Belgacom op scherp

Bruno Leijnse Redacteur bij Trends

In de komende weken rust Belgacom zijn directe verkoopteams met een klantenbeheerstoepassing uit. De concurrentie is gewaarschuwd.

Vorige week is bij Belgacom de laatste fase van het verkoopondersteuningssysteem Sfaam in productie gegaan, een project waarmee in 1997 werd gestart toen Belgacom zijn verkoopkanalen begon te herstructureren. Het is een voorbeeld van wat een customer relationship management (CRM) systeem kan opbrengen: de internal rate of return (effectief rendement) van de investering wordt bij Belgacom op een verbazende 70 tot 80% geschat.
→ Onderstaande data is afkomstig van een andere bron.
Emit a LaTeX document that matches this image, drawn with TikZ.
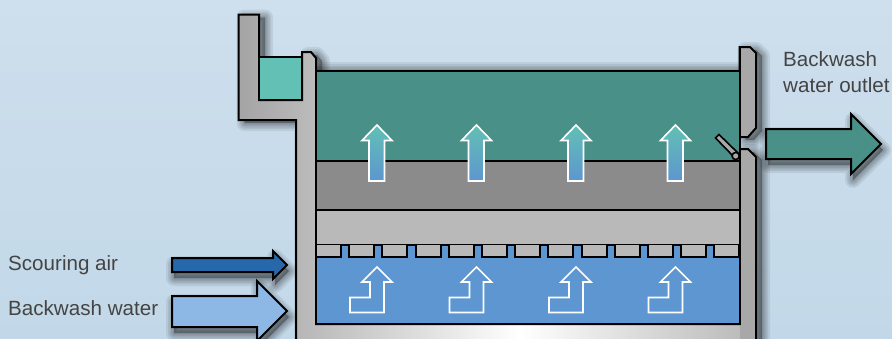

Sfaam is een letterwoord voor Sales Force Automated Account Management en het systeem moet Belgacom in staat stellen om efficiënter en in kortere tijd meer te verkopen aan tevreden klanten.

Sfaam automatiseert de verkoopploegen van de afdelingen “business” en “corporate” van Belgacom (ongeveer 650.000 tot 700.000 klanten) en dus niet van de consumentendivisie. Het moet het Belgacom-management antwoorden geven op vragen als: hoe brengen onze verkopers hun tijd door, wat doet de concurrentie, hoe wil de klant kopen, hoe ziet de klant ons bedrijf?

Voor zijn professionele klanten heeft Belgacom drie types verkoopkanalen: directe verkopers op het terrein, die zo’n tien tot honderd klanten beheren; het tele-account management via het callcenter (“Personal Account Management”) met verkopers die verantwoordelijk zijn voor 600-700 klanten en tenslotte de “Telebusiness”-winkels. “Al deze kanalen gebruiken Sfaam – ongeveer 500 gebruikers”, zegt Pascal Van Damme, voormalig project manager en nu intern account manager van de client consulting group in de Information Systems divisie van Belgacom.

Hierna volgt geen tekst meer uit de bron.